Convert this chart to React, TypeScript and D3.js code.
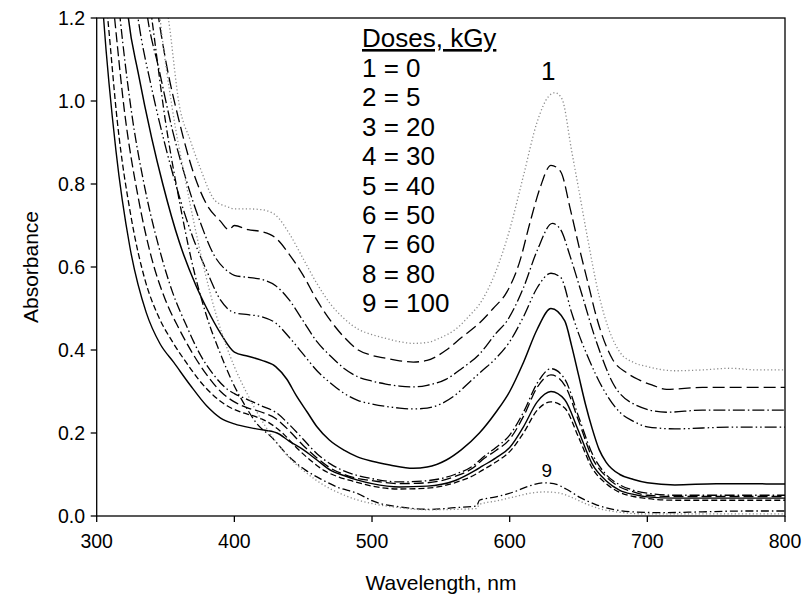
import React from "react";
import * as d3 from "d3";

type Pt = [number, number];

// Wavelength (nm) vs absorbance
const trace01: Pt[] = [[345,1.32],[352,1.2],[360,0.99],[368,0.905],[375,0.84],[386,0.76],[395,0.745],[400,0.74],[410,0.74],[420,0.738],[430,0.725],[440,0.68],[450,0.62],[460,0.56],[470,0.51],[480,0.475],[490,0.45],[500,0.437],[510,0.428],[520,0.42],[530,0.416],[540,0.418],[550,0.43],[560,0.448],[570,0.48],[580,0.52],[590,0.59],[600,0.69],[610,0.82],[620,0.95],[628,1.01],[633,1.02],[638,1.005],[645,0.88],[650,0.79],[656,0.68],[665,0.53],[672,0.45],[680,0.395],[690,0.37],[700,0.36],[720,0.35],[740,0.352],[760,0.356],[780,0.352],[800,0.352]];
const trace02: Pt[] = [[341,1.3],[345,1.2],[350,1.1],[360,0.95],[370,0.83],[380,0.75],[390,0.71],[396,0.69],[400,0.7],[410,0.69],[420,0.685],[430,0.67],[440,0.63],[450,0.58],[460,0.52],[470,0.47],[480,0.43],[490,0.4],[500,0.387],[510,0.38],[520,0.374],[530,0.371],[540,0.375],[554,0.4],[565,0.43],[578,0.465],[588,0.5],[598,0.54],[607,0.61],[615,0.71],[622,0.79],[630,0.845],[637,0.83],[644,0.74],[651,0.64],[657,0.56],[663,0.48],[675,0.376],[685,0.345],[694,0.328],[704,0.315],[714,0.305],[740,0.31],[770,0.31],[800,0.31]];
const trace03: Pt[] = [[333,1.3],[337,1.2],[345,1.08],[355,0.93],[365,0.81],[375,0.71],[385,0.63],[395,0.59],[400,0.58],[410,0.575],[420,0.57],[430,0.555],[440,0.52],[450,0.47],[460,0.42],[470,0.385],[480,0.355],[490,0.335],[500,0.325],[510,0.318],[520,0.313],[530,0.311],[540,0.315],[554,0.33],[565,0.355],[578,0.39],[590,0.44],[598,0.47],[610,0.55],[620,0.64],[631,0.705],[637,0.69],[644,0.625],[651,0.55],[663,0.42],[675,0.32],[690,0.27],[714,0.25],[740,0.255],[770,0.255],[800,0.255]];
const trace04: Pt[] = [[326,1.3],[330,1.2],[340,1.03],[350,0.89],[360,0.77],[370,0.67],[380,0.59],[390,0.52],[400,0.49],[410,0.485],[420,0.48],[430,0.465],[440,0.43],[450,0.39],[460,0.35],[470,0.32],[480,0.295],[490,0.278],[500,0.27],[510,0.264],[520,0.26],[530,0.258],[540,0.26],[550,0.27],[560,0.29],[570,0.32],[580,0.35],[590,0.38],[600,0.42],[610,0.48],[620,0.55],[630,0.585],[637,0.575],[645,0.49],[650,0.44],[656,0.39],[669,0.3],[680,0.25],[690,0.228],[700,0.215],[720,0.21],[760,0.214],[800,0.214]];
const trace05: Pt[] = [[320,1.3],[323,1.2],[330,1.07],[340,0.91],[348,0.8],[360,0.66],[372,0.556],[380,0.5],[390,0.44],[400,0.395],[410,0.385],[420,0.375],[430,0.36],[438,0.33],[445,0.29],[453,0.25],[460,0.215],[469,0.183],[480,0.158],[489,0.143],[500,0.132],[513,0.123],[530,0.115],[540,0.118],[554,0.135],[565,0.16],[578,0.2],[590,0.25],[600,0.3],[610,0.37],[620,0.45],[630,0.5],[640,0.47],[645,0.41],[650,0.34],[655,0.27],[660,0.21],[665,0.16],[670,0.13],[680,0.1],[690,0.088],[700,0.08],[720,0.075],[750,0.078],[800,0.077]];
const trace06: Pt[] = [[314,1.3],[317,1.2],[325,0.98],[335,0.79],[345,0.65],[355,0.54],[365,0.46],[375,0.39],[385,0.34],[395,0.305],[400,0.295],[410,0.28],[420,0.265],[430,0.25],[440,0.22],[450,0.185],[460,0.15],[470,0.125],[480,0.108],[490,0.097],[500,0.09],[520,0.082],[540,0.085],[560,0.1],[575,0.125],[580,0.14],[590,0.165],[600,0.195],[610,0.25],[620,0.32],[630,0.355],[640,0.33],[650,0.24],[660,0.15],[670,0.1],[680,0.075],[690,0.062],[700,0.055],[720,0.05],[800,0.05]];
const trace07: Pt[] = [[310,1.3],[313,1.2],[320,0.98],[330,0.77],[340,0.62],[350,0.52],[360,0.45],[370,0.39],[380,0.34],[390,0.3],[400,0.275],[410,0.26],[420,0.25],[430,0.235],[440,0.205],[450,0.17],[460,0.14],[470,0.115],[480,0.1],[490,0.09],[500,0.085],[520,0.078],[540,0.08],[560,0.095],[575,0.12],[580,0.135],[590,0.158],[600,0.185],[610,0.24],[620,0.31],[630,0.34],[640,0.315],[650,0.23],[660,0.14],[670,0.095],[680,0.07],[690,0.058],[700,0.05],[720,0.047],[800,0.047]];
const trace08: Pt[] = [[302,1.35],[305,1.2],[314,0.88],[324,0.65],[336,0.49],[346,0.415],[356,0.37],[368,0.315],[380,0.265],[390,0.236],[400,0.222],[416,0.21],[431,0.2],[440,0.18],[450,0.16],[460,0.135],[470,0.11],[480,0.097],[489,0.087],[500,0.078],[520,0.07],[540,0.072],[560,0.085],[575,0.11],[580,0.12],[590,0.14],[600,0.165],[610,0.215],[620,0.275],[630,0.3],[640,0.28],[650,0.205],[660,0.125],[670,0.085],[680,0.062],[690,0.052],[700,0.046],[720,0.043],[800,0.043]];
const trace09: Pt[] = [[305,1.3],[308,1.2],[315,0.95],[325,0.72],[335,0.57],[345,0.48],[355,0.42],[365,0.37],[375,0.325],[385,0.29],[395,0.265],[405,0.25],[415,0.24],[425,0.225],[435,0.2],[445,0.165],[455,0.135],[465,0.11],[475,0.095],[485,0.085],[500,0.072],[520,0.065],[540,0.067],[560,0.08],[575,0.1],[580,0.11],[590,0.13],[600,0.155],[610,0.2],[620,0.255],[630,0.275],[640,0.26],[650,0.19],[660,0.115],[670,0.078],[680,0.057],[690,0.047],[700,0.042],[720,0.038],[800,0.038]];
const trace10: Pt[] = [[336,1.3],[340,1.2],[350,0.95],[360,0.76],[370,0.6],[380,0.48],[390,0.39],[399,0.32],[408,0.265],[416,0.224],[427,0.19],[440,0.142],[452,0.11],[464,0.087],[476,0.068],[489,0.055],[500,0.037],[506,0.03],[520,0.022],[542,0.016],[560,0.02],[576,0.024],[578,0.038],[590,0.046],[603,0.058],[614,0.072],[624,0.08],[632,0.078],[641,0.065],[651,0.045],[663,0.027],[675,0.016],[690,0.01],[711,0.008],[740,0.01],[770,0.012],[800,0.012]];
const trace11: Pt[] = [[343,1.3],[346,1.2],[355,0.98],[365,0.8],[375,0.64],[383,0.53],[390,0.45],[400,0.36],[410,0.29],[420,0.23],[430,0.18],[440,0.14],[450,0.11],[460,0.085],[470,0.065],[480,0.05],[490,0.038],[500,0.03],[520,0.02],[540,0.015],[560,0.016],[576,0.018],[578,0.028],[590,0.036],[603,0.046],[615,0.055],[625,0.058],[635,0.056],[645,0.045],[655,0.03],[665,0.018],[680,0.009],[700,0.005],[750,0.005],[800,0.005]];

const traces: Pt[][] = [trace01, trace02, trace03, trace04, trace05, trace06, trace07, trace08, trace09, trace10, trace11];

const legendTitle = "Doses, kGy";
const legendLines = ["1 = 0", "2 = 5", "3 = 20", "4 = 30", "5 = 40", "6 = 50", "7 = 60", "8 = 80", "9 = 100"];
const xTicks = [300, 400, 500, 600, 700, 800];
const yTicks = [0, 0.2, 0.4, 0.6, 0.8, 1.0, 1.2];

const lineStyles = [
  { dash: "1.2,2.4", color: "#8a8a8a", width: 1.3 },
  { dash: "12,5", color: "#000", width: 1.3 },
  { dash: "12,3,1.5,3", color: "#000", width: 1.3 },
  { dash: "12,3,1.5,3,1.5,3", color: "#000", width: 1.3 },
  { dash: "none", color: "#000", width: 1.5 },
  { dash: "10,3,1.5,3", color: "#000", width: 1.3 },
  { dash: "10,4", color: "#000", width: 1.3 },
  { dash: "none", color: "#000", width: 1.4 },
  { dash: "6,3", color: "#000", width: 1.3 },
  { dash: "8,3,1.5,3", color: "#000", width: 1.3 },
  { dash: "1.2,2.4", color: "#8a8a8a", width: 1.3 },
];

const FONT = "'Liberation Sans', Arial, Helvetica, sans-serif";

export default function App() {
  const left = 96.7, right = 785, top = 18, bottom = 516;
  const x = d3.scaleLinear().domain([300, 800]).range([left, right]);
  const y = d3.scaleLinear().domain([0, 1.2]).range([bottom, top]);
  const line = d3
    .line<Pt>()
    .x((d) => x(d[0]))
    .y((d) => y(d[1]))
    .curve(d3.curveMonotoneX);

  return (
    <svg
      width={803}
      height={601}
      style={{ position: "absolute", left: 0, top: 0, display: "block", background: "#fff" }}
      fontFamily={FONT}
    >
      <defs>
        <clipPath id="plotClip">
          <rect x={left} y={top} width={right - left} height={bottom - top} />
        </clipPath>
      </defs>
      <rect x={0} y={0} width={803} height={601} fill="#fff" />
      <g clipPath="url(#plotClip)">
        {traces.map((t, i) => (
          <path
            key={i}
            d={line(t) || ""}
            fill="none"
            stroke={lineStyles[i].color}
            strokeWidth={lineStyles[i].width}
            strokeDasharray={lineStyles[i].dash}
          />
        ))}
      </g>
      <rect x={left} y={top} width={right - left} height={bottom - top} fill="none" stroke="#000" strokeWidth={1.3} />
      {xTicks.map((t) => (
        <g key={"x" + t}>
          <line x1={x(t)} x2={x(t)} y1={bottom} y2={bottom + 6} stroke="#000" strokeWidth={1.3} />
          <text x={x(t)} y={548} textAnchor="middle" fontSize={19.5} fill="#000">
            {t}
          </text>
        </g>
      ))}
      {yTicks.map((t) => (
        <g key={"y" + t}>
          <line x1={left - 6} x2={left} y1={y(t)} y2={y(t)} stroke="#000" strokeWidth={1.3} />
          <text x={85} y={y(t) + 7} textAnchor="end" fontSize={19.5} fill="#000">
            {t.toFixed(1)}
          </text>
        </g>
      ))}
      <text x={441} y={590} textAnchor="middle" fontSize={21} fill="#000">
        Wavelength, nm
      </text>
      <text transform="translate(38,267) rotate(-90)" textAnchor="middle" fontSize={21} fill="#000">
        Absorbance
      </text>
      <text x={362} y={47} fontSize={26} fill="#000" textDecoration="underline">
        {legendTitle}
      </text>
      {legendLines.map((s, i) => (
        <text key={s} x={362} y={77 + i * 29.4} fontSize={26} fill="#000">
          {s}
        </text>
      ))}
      <text x={x(628)} y={80} textAnchor="middle" fontSize={26} fill="#000">
        1
      </text>
      <text x={x(627)} y={477} textAnchor="middle" fontSize={19} fill="#000">
        9
      </text>
    </svg>
  );
}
+-------+
● Instruction: Leave the pictures out and reproduce exactly the lines from the top of the listing above through the line with "type Pt = [number, number];".

● Solution for this exercise:
Convert this chart to React, TypeScript and D3.js code.
import React from "react";
import * as d3 from "d3";

type Pt = [number, number];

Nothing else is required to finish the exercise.